▸ Input material:
+ + + +
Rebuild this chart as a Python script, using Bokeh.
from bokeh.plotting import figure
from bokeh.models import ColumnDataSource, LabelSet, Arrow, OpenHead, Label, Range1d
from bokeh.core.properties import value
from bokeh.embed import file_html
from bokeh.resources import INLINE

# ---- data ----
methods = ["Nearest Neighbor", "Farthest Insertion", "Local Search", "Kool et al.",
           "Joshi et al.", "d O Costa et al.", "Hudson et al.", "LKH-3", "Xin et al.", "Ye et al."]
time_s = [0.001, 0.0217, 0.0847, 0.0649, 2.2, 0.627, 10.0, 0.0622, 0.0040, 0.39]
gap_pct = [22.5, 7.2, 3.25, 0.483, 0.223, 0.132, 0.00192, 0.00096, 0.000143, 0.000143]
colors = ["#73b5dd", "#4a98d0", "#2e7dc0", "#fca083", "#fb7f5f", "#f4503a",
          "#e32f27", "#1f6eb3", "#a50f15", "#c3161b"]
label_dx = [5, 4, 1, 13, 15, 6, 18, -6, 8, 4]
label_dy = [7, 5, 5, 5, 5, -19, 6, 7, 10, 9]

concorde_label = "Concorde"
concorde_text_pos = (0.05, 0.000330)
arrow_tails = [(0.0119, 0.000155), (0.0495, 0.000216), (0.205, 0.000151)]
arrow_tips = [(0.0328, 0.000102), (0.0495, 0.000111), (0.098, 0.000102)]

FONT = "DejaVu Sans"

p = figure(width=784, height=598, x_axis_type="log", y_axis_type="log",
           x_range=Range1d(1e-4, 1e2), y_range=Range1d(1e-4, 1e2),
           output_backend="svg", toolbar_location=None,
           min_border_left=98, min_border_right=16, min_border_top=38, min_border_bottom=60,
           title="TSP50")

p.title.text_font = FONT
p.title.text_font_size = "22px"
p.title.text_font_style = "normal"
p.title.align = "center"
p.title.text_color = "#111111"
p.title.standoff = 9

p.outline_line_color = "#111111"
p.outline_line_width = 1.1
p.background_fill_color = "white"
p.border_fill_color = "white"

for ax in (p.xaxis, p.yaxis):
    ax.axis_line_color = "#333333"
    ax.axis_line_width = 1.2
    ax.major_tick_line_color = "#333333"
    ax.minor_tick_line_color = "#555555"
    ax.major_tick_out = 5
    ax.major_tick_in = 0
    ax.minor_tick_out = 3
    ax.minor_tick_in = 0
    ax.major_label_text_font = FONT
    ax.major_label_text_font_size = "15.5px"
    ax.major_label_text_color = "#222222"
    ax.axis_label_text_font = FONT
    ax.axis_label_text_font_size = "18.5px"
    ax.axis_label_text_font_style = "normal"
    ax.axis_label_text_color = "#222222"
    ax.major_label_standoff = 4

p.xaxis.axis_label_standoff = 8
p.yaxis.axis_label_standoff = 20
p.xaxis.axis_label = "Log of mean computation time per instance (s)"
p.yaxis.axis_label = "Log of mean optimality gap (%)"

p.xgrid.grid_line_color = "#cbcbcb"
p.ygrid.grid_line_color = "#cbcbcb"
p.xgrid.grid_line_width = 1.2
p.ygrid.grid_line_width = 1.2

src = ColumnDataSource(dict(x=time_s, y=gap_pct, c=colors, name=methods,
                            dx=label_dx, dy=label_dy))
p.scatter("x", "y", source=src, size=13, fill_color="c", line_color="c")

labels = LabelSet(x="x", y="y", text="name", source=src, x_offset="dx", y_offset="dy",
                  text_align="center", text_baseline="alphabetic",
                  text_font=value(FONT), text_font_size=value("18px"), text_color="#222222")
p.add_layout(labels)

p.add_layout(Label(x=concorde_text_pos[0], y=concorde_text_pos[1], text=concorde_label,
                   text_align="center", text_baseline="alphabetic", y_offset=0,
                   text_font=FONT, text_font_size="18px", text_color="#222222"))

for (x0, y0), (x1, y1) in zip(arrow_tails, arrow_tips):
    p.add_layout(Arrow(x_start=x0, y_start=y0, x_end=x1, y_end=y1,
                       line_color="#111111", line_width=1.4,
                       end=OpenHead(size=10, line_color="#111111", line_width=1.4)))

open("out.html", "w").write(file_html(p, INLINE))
+ + + +
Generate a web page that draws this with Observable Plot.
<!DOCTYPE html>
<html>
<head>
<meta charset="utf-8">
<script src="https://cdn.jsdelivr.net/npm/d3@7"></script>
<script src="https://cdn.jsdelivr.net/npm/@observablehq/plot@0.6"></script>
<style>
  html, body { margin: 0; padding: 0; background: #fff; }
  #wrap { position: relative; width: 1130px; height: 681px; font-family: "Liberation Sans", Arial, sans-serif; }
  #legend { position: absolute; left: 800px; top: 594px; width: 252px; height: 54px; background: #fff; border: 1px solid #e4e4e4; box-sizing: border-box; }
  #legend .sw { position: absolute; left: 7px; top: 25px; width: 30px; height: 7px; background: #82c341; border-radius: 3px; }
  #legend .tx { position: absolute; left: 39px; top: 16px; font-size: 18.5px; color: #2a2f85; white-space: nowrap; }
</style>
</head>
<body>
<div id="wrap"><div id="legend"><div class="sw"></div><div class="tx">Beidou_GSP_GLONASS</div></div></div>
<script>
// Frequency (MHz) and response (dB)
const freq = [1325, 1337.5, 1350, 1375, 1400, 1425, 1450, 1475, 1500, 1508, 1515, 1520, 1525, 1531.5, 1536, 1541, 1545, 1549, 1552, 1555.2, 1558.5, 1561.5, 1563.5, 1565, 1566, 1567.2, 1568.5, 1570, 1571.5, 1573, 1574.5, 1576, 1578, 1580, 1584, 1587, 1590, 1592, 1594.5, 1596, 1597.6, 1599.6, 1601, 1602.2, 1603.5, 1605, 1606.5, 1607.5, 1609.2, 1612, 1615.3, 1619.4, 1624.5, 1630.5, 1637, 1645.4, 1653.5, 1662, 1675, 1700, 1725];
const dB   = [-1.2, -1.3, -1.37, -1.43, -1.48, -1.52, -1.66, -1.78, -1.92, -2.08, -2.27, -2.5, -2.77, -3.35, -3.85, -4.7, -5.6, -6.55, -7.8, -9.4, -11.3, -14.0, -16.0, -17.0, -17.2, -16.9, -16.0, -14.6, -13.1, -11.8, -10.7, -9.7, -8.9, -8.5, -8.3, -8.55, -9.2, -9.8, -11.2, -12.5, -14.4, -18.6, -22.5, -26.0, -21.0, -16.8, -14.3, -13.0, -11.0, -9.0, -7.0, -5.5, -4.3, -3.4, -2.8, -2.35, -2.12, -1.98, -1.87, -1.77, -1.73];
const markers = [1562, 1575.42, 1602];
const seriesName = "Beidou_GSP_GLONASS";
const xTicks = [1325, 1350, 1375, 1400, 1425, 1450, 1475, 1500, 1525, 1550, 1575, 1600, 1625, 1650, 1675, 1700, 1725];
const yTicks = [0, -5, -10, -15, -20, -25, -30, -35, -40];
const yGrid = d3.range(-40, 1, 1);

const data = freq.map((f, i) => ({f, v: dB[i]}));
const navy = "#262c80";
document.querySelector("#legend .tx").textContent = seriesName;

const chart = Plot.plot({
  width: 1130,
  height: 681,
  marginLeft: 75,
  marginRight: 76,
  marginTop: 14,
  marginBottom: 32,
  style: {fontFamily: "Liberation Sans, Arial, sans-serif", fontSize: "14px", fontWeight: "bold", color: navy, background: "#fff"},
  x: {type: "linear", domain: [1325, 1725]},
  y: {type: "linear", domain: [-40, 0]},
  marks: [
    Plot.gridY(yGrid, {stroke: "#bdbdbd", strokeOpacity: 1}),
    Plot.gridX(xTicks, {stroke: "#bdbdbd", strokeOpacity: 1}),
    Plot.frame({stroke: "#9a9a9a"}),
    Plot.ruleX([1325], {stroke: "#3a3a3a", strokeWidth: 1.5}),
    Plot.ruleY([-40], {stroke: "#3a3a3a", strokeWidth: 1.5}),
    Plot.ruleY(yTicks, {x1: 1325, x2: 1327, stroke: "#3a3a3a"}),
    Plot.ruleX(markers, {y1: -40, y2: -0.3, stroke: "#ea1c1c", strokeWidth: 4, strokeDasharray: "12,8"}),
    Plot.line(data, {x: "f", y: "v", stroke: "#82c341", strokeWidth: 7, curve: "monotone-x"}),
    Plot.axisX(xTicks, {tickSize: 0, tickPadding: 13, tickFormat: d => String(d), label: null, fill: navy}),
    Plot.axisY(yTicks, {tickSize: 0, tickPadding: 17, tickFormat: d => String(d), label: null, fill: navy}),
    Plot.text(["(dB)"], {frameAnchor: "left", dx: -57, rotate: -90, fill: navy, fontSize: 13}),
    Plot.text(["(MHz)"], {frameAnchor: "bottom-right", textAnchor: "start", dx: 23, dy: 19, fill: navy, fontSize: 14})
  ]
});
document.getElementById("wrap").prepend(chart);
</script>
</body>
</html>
+ + + +
Using the entries above, return exactly the lines from the line with "Rebuild this chart" to the line with "ax.major_label_standoff = 4", counting both of those lines.

▸ Result for this exercise:
Rebuild this chart as a Python script, using Bokeh.
from bokeh.plotting import figure
from bokeh.models import ColumnDataSource, LabelSet, Arrow, OpenHead, Label, Range1d
from bokeh.core.properties import value
from bokeh.embed import file_html
from bokeh.resources import INLINE

# ---- data ----
methods = ["Nearest Neighbor", "Farthest Insertion", "Local Search", "Kool et al.",
           "Joshi et al.", "d O Costa et al.", "Hudson et al.", "LKH-3", "Xin et al.", "Ye et al."]
time_s = [0.001, 0.0217, 0.0847, 0.0649, 2.2, 0.627, 10.0, 0.0622, 0.0040, 0.39]
gap_pct = [22.5, 7.2, 3.25, 0.483, 0.223, 0.132, 0.00192, 0.00096, 0.000143, 0.000143]
colors = ["#73b5dd", "#4a98d0", "#2e7dc0", "#fca083", "#fb7f5f", "#f4503a",
          "#e32f27", "#1f6eb3", "#a50f15", "#c3161b"]
label_dx = [5, 4, 1, 13, 15, 6, 18, -6, 8, 4]
label_dy = [7, 5, 5, 5, 5, -19, 6, 7, 10, 9]

concorde_label = "Concorde"
concorde_text_pos = (0.05, 0.000330)
arrow_tails = [(0.0119, 0.000155), (0.0495, 0.000216), (0.205, 0.000151)]
arrow_tips = [(0.0328, 0.000102), (0.0495, 0.000111), (0.098, 0.000102)]

FONT = "DejaVu Sans"

p = figure(width=784, height=598, x_axis_type="log", y_axis_type="log",
           x_range=Range1d(1e-4, 1e2), y_range=Range1d(1e-4, 1e2),
           output_backend="svg", toolbar_location=None,
           min_border_left=98, min_border_right=16, min_border_top=38, min_border_bottom=60,
           title="TSP50")

p.title.text_font = FONT
p.title.text_font_size = "22px"
p.title.text_font_style = "normal"
p.title.align = "center"
p.title.text_color = "#111111"
p.title.standoff = 9

p.outline_line_color = "#111111"
p.outline_line_width = 1.1
p.background_fill_color = "white"
p.border_fill_color = "white"

for ax in (p.xaxis, p.yaxis):
    ax.axis_line_color = "#333333"
    ax.axis_line_width = 1.2
    ax.major_tick_line_color = "#333333"
    ax.minor_tick_line_color = "#555555"
    ax.major_tick_out = 5
    ax.major_tick_in = 0
    ax.minor_tick_out = 3
    ax.minor_tick_in = 0
    ax.major_label_text_font = FONT
    ax.major_label_text_font_size = "15.5px"
    ax.major_label_text_color = "#222222"
    ax.axis_label_text_font = FONT
    ax.axis_label_text_font_size = "18.5px"
    ax.axis_label_text_font_style = "normal"
    ax.axis_label_text_color = "#222222"
    ax.major_label_standoff = 4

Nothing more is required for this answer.